Ambientato a Q (come K fu la leggendaria città della trilogia di Àgota
Kristòf), città del non-piùricco Nordest ma luogo qualsiasi della provincia
italica, ispirato allo “Straniero” di Camus, “L’alieno” è un romanzo diverso.
Immerso in atmosfere letterarie, le trasferisce ai nostri giorni e tempi bui, in
modo ironico, grottesco, provocatorio, per un percorso irriverente nella
conoscenza e nella diversità. Il protagonista, Ugo, giovane universitario e
inventore di cose assurde, epigono moderno del più noto Mersault, abita il suo
mondo quasi per caso, lo vive in modo distaccato, un mondo con cui non ha nulla
da spartire e che può osservare nella sua completa Assurdità. Tutto appare
comico, cinico, grottesco, disarmante e dissacrante in quella sua incapacità di
trovare il bandolo della matassa, disseminando la strada di domande ricorrenti
sulla Morte, la Felicità,
l’Amore, la Vita
e la condizione di Essere Umano. Il piccolo successo ottenuto presentando le
proprie invenzioni in una trasmissione di un’emittente televisiva locale non
gli basta a giustificarsi come Uomo e nemmeno lo interessa. Lui non è un
tronista e nemmeno un politico. La vicenda si dipana così tra cronache
familiari al limite della farsa e del teatro dell’assurdo, personaggi che
sembrano uscire direttamente da libri e film, e un angosciante e kafkiano
processo dal registro assai comico, ma che a guardare bene non è tanto distante
dalla realtà annunciata quotidianamente da giornali e tg nazionali. E dal
romanzo emerge con forza il vero tema del libro, il “diverso” e con esso il
razzismo serpeggiante nella nostra società. Alieno, in fondo, è ciascuno di noi
di fronte all’Assurdità del Mondo. L’importanza di essere Ugo è il “prequel” de
L’alieno. Building romance, dal titolo ammiccante alla commedia di Wilde, mette
crudelmente a nudo la dicotomia tra essere e apparire nella società moderna,
l’idiosincrasia che nasce tra sogno che si vorrebbe vivere e la vita che si
vive con le sue costrizioni. Politicamente scorretto, tra amore e bizzarrie,
prese di coscienza e creazione di nuove identità, si scaglia contro razzismo e
politica, ironizza sulle scuole di scrittura, sulle ambizioni illusorie, sulla
tv e lo showbiz, fino a toccare temi scottanti come l’eutanasia e la
teledipendenza, restituendo una disamina cinica e divertente della nostra
società. Con una concezione neo-leonardesca rimette l’uomo al centro del mondo,
l’importanza di essere se stessi e rendersi utili per il genere umano, vi
presenta Ugo e il suo mondo talmente reale da sembrare allucinatorio.
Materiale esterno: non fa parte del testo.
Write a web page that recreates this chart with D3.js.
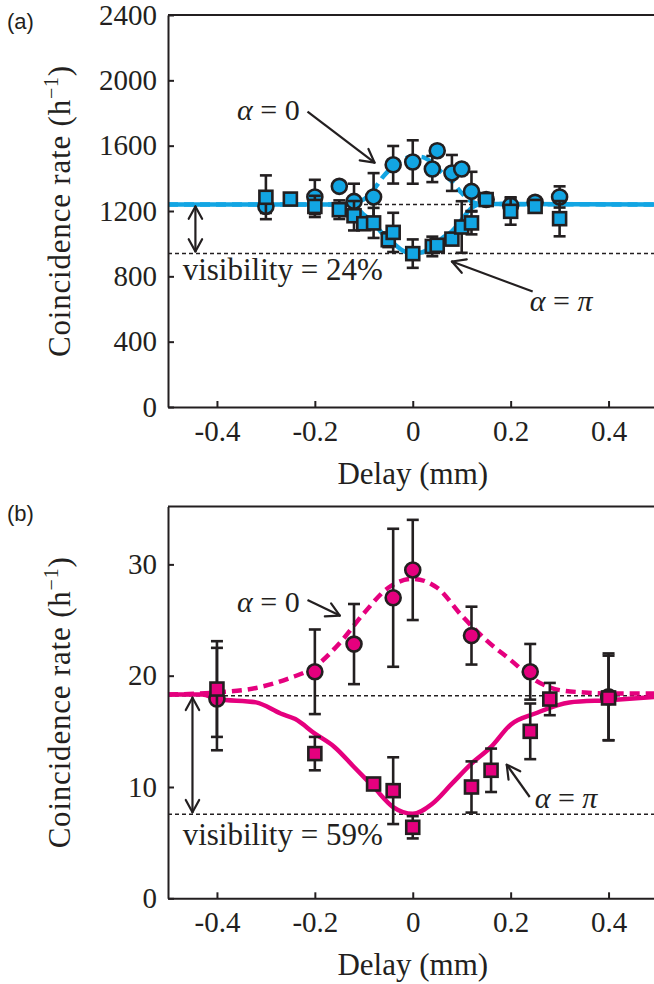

UGO SETTE - Nato per caso a Parigi nel 1977 anno in cui a Londra esplodeva
il Punk, ha trascorso l’infanzia a Mestre, posto in cui le B.R. esplodevano
occasionalmente colpi di pistola. Per il resto non succedeva niente di niente.
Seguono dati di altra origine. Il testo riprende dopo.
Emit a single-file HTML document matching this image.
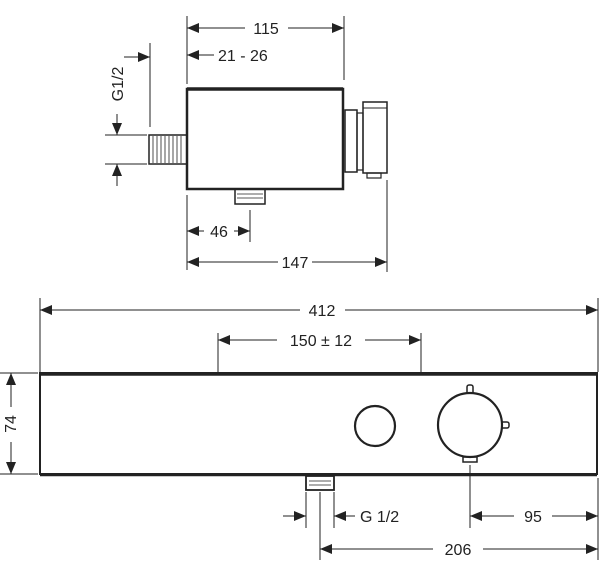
<!DOCTYPE html>
<html><head><meta charset="utf-8"><style>
html,body{margin:0;padding:0;background:#fff;}
svg{display:block;}
text{font-family:"Liberation Sans",sans-serif;font-size:16px;fill:#222;}
</style></head><body>
<svg width="600" height="570" viewBox="0 0 600 570" xmlns="http://www.w3.org/2000/svg">
<defs>
<marker id="a" viewBox="0 0 12 10" refX="12" refY="5" markerWidth="12" markerHeight="10" orient="auto-start-reverse" markerUnits="userSpaceOnUse"><path d="M0,0 L12,5 L0,10 Z" fill="#222"/></marker>
</defs>
<g stroke="#222" fill="none">
<rect x="187" y="89" width="156" height="100" stroke-width="2.5"/>
<line x1="187" y1="89" x2="343" y2="89" stroke-width="3.5"/>
<rect x="149" y="135" width="38" height="29" stroke-width="1.5"/>
<g stroke-width="0.8">
<line x1="153" y1="136" x2="153" y2="163"/><line x1="157" y1="136" x2="157" y2="163"/><line x1="161" y1="136" x2="161" y2="163"/><line x1="165" y1="136" x2="165" y2="163"/><line x1="169" y1="136" x2="169" y2="163"/><line x1="173" y1="136" x2="173" y2="163"/><line x1="177" y1="136" x2="177" y2="163"/><line x1="181" y1="136" x2="181" y2="163"/>
</g>
<rect x="345" y="110" width="12" height="62" stroke-width="1.5"/>
<rect x="357" y="113" width="6" height="57" stroke-width="1.2"/>
<rect x="363" y="102" width="24" height="71" stroke-width="1.5"/>
<line x1="363" y1="108" x2="387" y2="108" stroke-width="1"/>
<rect x="367" y="173" width="14" height="5" stroke-width="1.2"/>
<rect x="235" y="189" width="30" height="15" stroke-width="1.5"/>
<line x1="237" y1="194" x2="263" y2="194" stroke-width="0.7"/><line x1="237" y1="198" x2="263" y2="198" stroke-width="0.7"/>
<g stroke-width="1">
<line x1="187" y1="16" x2="187" y2="84"/>
<line x1="344" y1="16" x2="344" y2="80"/>
<line x1="150" y1="43" x2="150" y2="127"/>
<line x1="105" y1="135" x2="147" y2="135"/>
<line x1="105" y1="164" x2="147" y2="164"/>
<line x1="187" y1="195" x2="187" y2="270"/>
<line x1="250" y1="210" x2="250" y2="242"/>
<line x1="387" y1="180" x2="387" y2="272"/>
<line x1="187" y1="28" x2="245" y2="28" marker-start="url(#a)"/>
<line x1="288" y1="28" x2="344" y2="28" marker-end="url(#a)"/>
<line x1="187" y1="55" x2="214" y2="55" marker-start="url(#a)"/>
<line x1="124" y1="57" x2="150" y2="57" marker-end="url(#a)"/>
<line x1="117" y1="114" x2="117" y2="135" marker-end="url(#a)"/>
<line x1="117" y1="186" x2="117" y2="164" marker-end="url(#a)"/>
<line x1="187" y1="231" x2="204" y2="231" marker-start="url(#a)"/>
<line x1="234" y1="231" x2="250" y2="231" marker-end="url(#a)"/>
<line x1="187" y1="262" x2="278" y2="262" marker-start="url(#a)"/>
<line x1="312" y1="262" x2="387" y2="262" marker-end="url(#a)"/>
</g>
<rect x="40" y="373" width="557" height="101" stroke-width="2"/>
<line x1="40" y1="374" x2="597" y2="374" stroke-width="3.5"/>
<line x1="40" y1="475" x2="597" y2="475" stroke-width="2.5"/>
<circle cx="375" cy="426" r="20" stroke-width="2.2"/>
<rect x="467" y="385" width="6" height="9" rx="2" stroke-width="1.5" fill="#fff"/>
<rect x="500" y="422" width="9" height="6" rx="2" stroke-width="1.5" fill="#fff"/>
<rect x="463" y="457" width="14" height="5" stroke-width="1.5" fill="#fff"/>
<circle cx="470" cy="425" r="32" stroke-width="2.2" fill="#fff"/>
<rect x="306" y="476" width="28" height="14" stroke-width="1.8"/>
<line x1="309" y1="481" x2="331" y2="481" stroke-width="0.7"/><line x1="309" y1="485" x2="331" y2="485" stroke-width="0.7"/>
<g stroke-width="1">
<line x1="40" y1="298" x2="40" y2="372"/>
<line x1="598" y1="298" x2="598" y2="372"/>
<line x1="218" y1="333" x2="218" y2="372"/>
<line x1="421" y1="333" x2="421" y2="372"/>
<line x1="0" y1="373" x2="38" y2="373"/>
<line x1="0" y1="474" x2="38" y2="474"/>
<line x1="306" y1="492" x2="306" y2="528"/>
<line x1="334" y1="492" x2="334" y2="528"/>
<line x1="320" y1="492" x2="320" y2="560"/>
<line x1="470" y1="465" x2="470" y2="528"/>
<line x1="598" y1="478" x2="598" y2="560"/>
<line x1="40" y1="310" x2="300" y2="310" marker-start="url(#a)"/>
<line x1="345" y1="310" x2="598" y2="310" marker-end="url(#a)"/>
<line x1="218" y1="340" x2="277" y2="340" marker-start="url(#a)"/>
<line x1="365" y1="340" x2="421" y2="340" marker-end="url(#a)"/>
<line x1="11" y1="373" x2="11" y2="407" marker-start="url(#a)"/>
<line x1="11" y1="442" x2="11" y2="474" marker-end="url(#a)"/>
<line x1="283" y1="516" x2="306" y2="516" marker-end="url(#a)"/>
<line x1="355" y1="516" x2="334" y2="516" marker-end="url(#a)"/>
<line x1="470" y1="516" x2="514" y2="516" marker-start="url(#a)"/>
<line x1="552" y1="516" x2="598" y2="516" marker-end="url(#a)"/>
<line x1="320" y1="549" x2="433" y2="549" marker-start="url(#a)"/>
<line x1="483" y1="549" x2="598" y2="549" marker-end="url(#a)"/>
</g>
</g>
<text x="266" y="34" text-anchor="middle">115</text>
<text x="218" y="61">21 - 26</text>
<text x="0" y="0" transform="translate(123,84) rotate(-90)" text-anchor="middle">G1/2</text>
<text x="219" y="237" text-anchor="middle">46</text>
<text x="295" y="268" text-anchor="middle">147</text>
<text x="322" y="316" text-anchor="middle">412</text>
<text x="321" y="346" text-anchor="middle">150 ± 12</text>
<text x="0" y="0" transform="translate(16,424) rotate(-90)" text-anchor="middle">74</text>
<text x="360" y="522">G 1/2</text>
<text x="533" y="522" text-anchor="middle">95</text>
<text x="458" y="555" text-anchor="middle">206</text>
</svg>
</body></html>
Laureato in Antropologia Filosofica, dal momento che in Italia non riusciva ad
insegnare lo fa di tanto in tanto all’estero anche se sempre più di rado.
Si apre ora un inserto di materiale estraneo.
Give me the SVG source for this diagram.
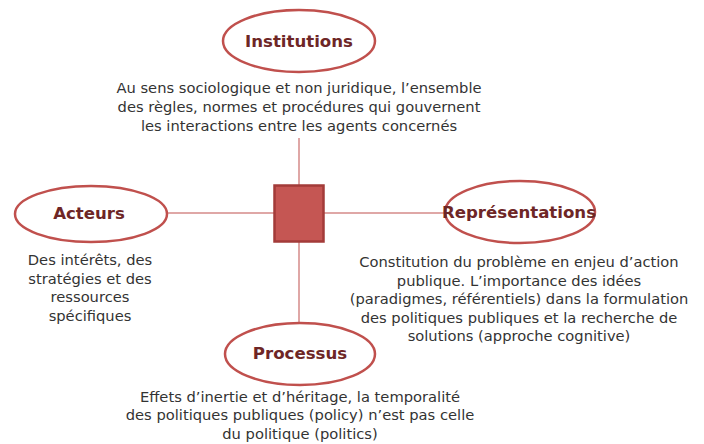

Berlino è la sua seconda casa, ma in Italia non ne ha una prima visti i prezzi.
Si occupa con sempre maggiore assiduità di invenzioni e ricerca. Il suo esordio
narrativo è stato il racconto Io, il Walkman e Sara sull’antologia “La musica è
il mio radar” (Mursia, 2010 a
cura di Massimiliano Nuzzolo). Con un altro racconto appare sull’antologia
“Mestre per le strade” (Azimut, 2010). L’alieno è il suo secondo romanzo anche
se l’ha scritto per primo ed è approdato a InBox dopo una lunga serie di
disavventure. Il suo primo romanzo s’intitola L’importanza di chiamarsi Ugo.
Tante altre cose in arrivo, ma ora va un po’ di fretta.